If Chad Wilson, 33, of San Diego, and John Midmore, 35, of Valparaiso, Ind., are convicted of one or more of the five counts of attempted first-degree murder against them, they also could be found guilty of commission of a felony while armed.

The top punishment for each count is 25 years in prison.

In closing arguments, prosecutor Michael Moore said the two men took advantage of an opportunity Aug. 8, 2006, by stopping at Legion Lake Resort near the campground where the Outlaws gathered for the Sturgis motorcycle rally 70 miles away.

"They thought they would be heroes in the Hells Angels for shooting some Outlaws," Moore said of Wilson, a member of a California Hells Angels chapter, and Midmore, a prospect of a British Columbia group.

"They had their opportunity. They saw it. They took it. And they tried to kill as many people as they could. They should be found guilty."

Thomas Haas, Allen Matthews, Danny Neace, Claudia Wables and Susan Evans-Martin suffered gunshot wounds. Crystal Schuster was injured running from the melee.
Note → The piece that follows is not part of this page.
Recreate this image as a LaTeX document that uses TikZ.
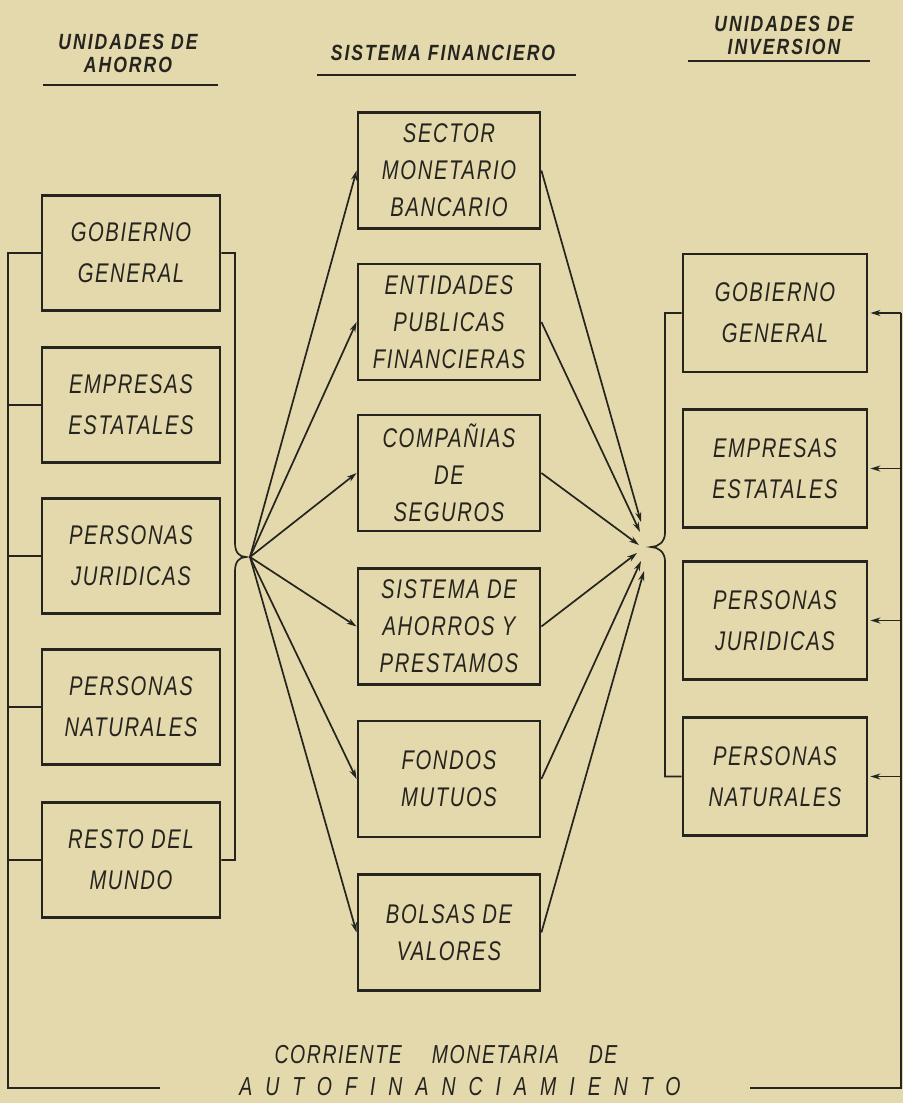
\documentclass[tikz,border=0pt]{standalone}
\usepackage{fontspec}
\usetikzlibrary{arrows.meta}
\newfontfamily\boxfont[FakeStretch=0.75,LetterSpace=6]{Liberation Sans}
\newfontfamily\hdrfont[FakeStretch=0.8,LetterSpace=9]{Liberation Sans}
\newfontfamily\widefont[FakeStretch=0.75,LetterSpace=50]{Liberation Sans}
\definecolor{paper}{RGB}{227,217,173}
\definecolor{ink}{RGB}{38,36,30}
\begin{document}
\begin{tikzpicture}[x=1pt,y=-1pt,
  boxbase/.style={draw=ink,line width=2.8pt,inner sep=0pt,align=center,text=ink},
  lbox/.style={boxbase,minimum width=178pt,minimum height=115pt,font=\boxfont\itshape\fontsize{27}{41}\selectfont},
  mbox/.style={boxbase,minimum width=182pt,minimum height=116pt,font=\boxfont\itshape\fontsize{27}{37}\selectfont},
  rbox/.style={boxbase,minimum width=184pt,minimum height=118pt,font=\boxfont\itshape\fontsize{27}{41}\selectfont},
  hdr/.style={align=center,inner sep=0pt,text=ink,font=\hdrfont\bfseries\itshape\fontsize{22}{23}\selectfont},
  btxt/.style={inner sep=0pt,text=ink,font=\boxfont\itshape\fontsize{26}{30}\selectfont},
  wtxt/.style={inner sep=0pt,text=ink,font=\widefont\itshape\fontsize{26}{30}\selectfont},
  conn/.style={draw=ink,line width=1.7pt},
  uline/.style={draw=ink,line width=1.9pt},
  arr/.style={conn,-{Stealth[length=10pt,width=6pt]}}]
\useasboundingbox (0,0) rectangle (903,1103);
\fill[paper] (0,0) rectangle (903,1103);

% headers
\node[hdr] (h1) at (128,53) {UNIDADES DE\\AHORRO};
\node[hdr] (h2) at (443,53) {SISTEMA FINANCIERO};
\node[hdr] (h3) at (784,35) {UNIDADES DE\\INVERSION};
\coordinate (u1a) at (43,85);  \coordinate (u1b) at (218,85);
\coordinate (u2a) at (317,75); \coordinate (u2b) at (576,75);
\coordinate (u3a) at (688,61); \coordinate (u3b) at (870,61);
\draw[uline] (u1a) -- (u1b);
\draw[uline] (u2a) -- (u2b);
\draw[uline] (u3a) -- (u3b);

% left boxes
\node[lbox] (l1) at (131,253) {GOBIERNO\\GENERAL};
\node[lbox] (l2) at (131,405) {EMPRESAS\\ESTATALES};
\node[lbox] (l3) at (131,556) {PERSONAS\\JURIDICAS};
\node[lbox] (l4) at (131,707) {PERSONAS\\NATURALES};
\node[lbox] (l5) at (131,860) {RESTO DEL\\MUNDO};

% middle boxes
\node[mbox] (m1) at (449,170.5) {SECTOR\\MONETARIO\\BANCARIO};
\node[mbox] (m2) at (449,322) {ENTIDADES\\PUBLICAS\\FINANCIERAS};
\node[mbox] (m3) at (449,473) {COMPAÑIAS\\DE\\SEGUROS};
\node[mbox] (m4) at (449,626.5) {SISTEMA DE\\AHORROS Y\\PRESTAMOS};
\node[mbox] (m5) at (449,779) {FONDOS\\MUTUOS};
\node[mbox] (m6) at (449,932.5) {BOLSAS DE\\VALORES};

% right boxes
\node[rbox] (r1) at (775,313) {GOBIERNO\\GENERAL};
\node[rbox] (r2) at (775,468.5) {EMPRESAS\\ESTATALES};
\node[rbox] (r3) at (775,620.5) {PERSONAS\\JURIDICAS};
\node[rbox] (r4) at (775,776.5) {PERSONAS\\NATURALES};

% bottom text
\node[btxt] (b1) at (446,1055) {CORRIENTE\hspace{30pt}MONETARIA\hspace{30pt}DE};
\node[wtxt] (b2) at (460,1087) {AUTOFINANCIAMIENTO};

% coordinates
\coordinate (lx) at (8,0);
\coordinate (lbx) at (235,0);
\coordinate (rbx) at (665,0);
\coordinate (rx) at (901,0);
\coordinate (bl) at (8,1088);
\coordinate (blend) at (160,1088);
\coordinate (br) at (901,1088);
\coordinate (brend) at (750,1088);
\coordinate (hubL) at (250,557);
\coordinate (e1) at (641,522);
\coordinate (e2) at (640,532);
\coordinate (e3) at (639,545);
\coordinate (e4) at (637,553);
\coordinate (e5) at (641,561);
\coordinate (e6) at (644,571);

% left outer bracket and bottom line
\draw[conn] (l1.west) -- (l1.west -| lx) -- (bl) -- (blend);
\foreach \n in {l2,l3,l4,l5} \draw[conn] (\n.west) -- (\n.west -| lx);

% left brace
\draw[conn] (l1.east) -- (l1.east -| lbx) -- (235,543)
  .. controls (235,552) and (239,557) .. (246,557)
  .. controls (239,557) and (235,562) .. (235,571)
  -- (l5.east -| lbx) -- (l5.east);

% arrows from left hub
\foreach \n in {m1,m2,m3,m4,m5,m6} \draw[arr] (hubL) -- (\n.west);

% arrows to right hub
\draw[arr] (m1.east) -- (e1);
\draw[arr] (m2.east) -- (e2);
\draw[arr] (m3.east) -- (e3);
\draw[arr] (m4.east) -- (e4);
\draw[arr] (m5.east) -- (e5);
\draw[arr] (m6.east) -- (e6);

% right brace
\draw[conn] (r1.west) -- (r1.west -| rbx) -- (665,533)
  .. controls (665,542) and (658,547) .. (651,547)
  .. controls (658,547) and (665,552) .. (665,561)
  -- (r4.west -| rbx) -- (r4.west);

% right outer line and arrows
\draw[conn] (r1.east -| rx) -- (br) -- (brend);
\foreach \n in {r1,r2,r3,r4} \draw[arr,shorten >=2pt] (\n.east -| rx) -- (\n.east);
\end{tikzpicture}
\end{document}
Defense lawyer David Kenner told jurors the Outlaws didn't plan an ambush that day.

But when one of the rival club members saw Wilson's Hells Angels tattoos, the Outlaws blocked him and Midmore from leaving and the situation erupted, he said.

Law enforcement agents told the Hells Angels in Cody, Wyo., and Sturgis that the Outlaws were doing surveillance on the Hells Angels and planned to bomb them, Kenner said. That and the fact that all Outlaws were required to attend Sturgis instilled fear in Wilson and Midmore, he said.

"This just jumped up. They (Outlaws) couldn't resist. They talked about it at the driveway. The truck came forward," Kenner said of Wilson's F-350 pickup.

When one of the Outlaws dropped his gun, "a series of events happened not because either side planned for this to happen. It happened because of a history between these two clubs, and the Outlaws were there on a mandatory run to let the Hells Angels know they were there."

The crime scene was not preserved, witnesses contradicted each other and it doesn't make sense that Wilson and Midmore would attack the Outlaws with law enforcement officers nearby and no clear escape route, he said.

"This is a case of self-defense. And common sense applied to these facts will lead you to a conclusion this was self-defense," Kenner said.

Moore said the focus of emergency responders after the shooting was saving the lives of the people shot, not on marking the location of all the evidence.

He told jurors their decision boils down to believing Wilson or the 21 people who testified about what they saw and the physical evidence that's consistent with Wilson firing on the Outlaws and one of them returning fire.

"This is a case of common sense, not self-defense," Moore said.

"Midmore drove that pickup slowly forward to the Outlaws. Wilson got out with a gun. Wilson shot five people, mostly in the back. Wilson was not shot. Midmore was not shot. The truck they were in was not shot. And immediately after, the defendants fled."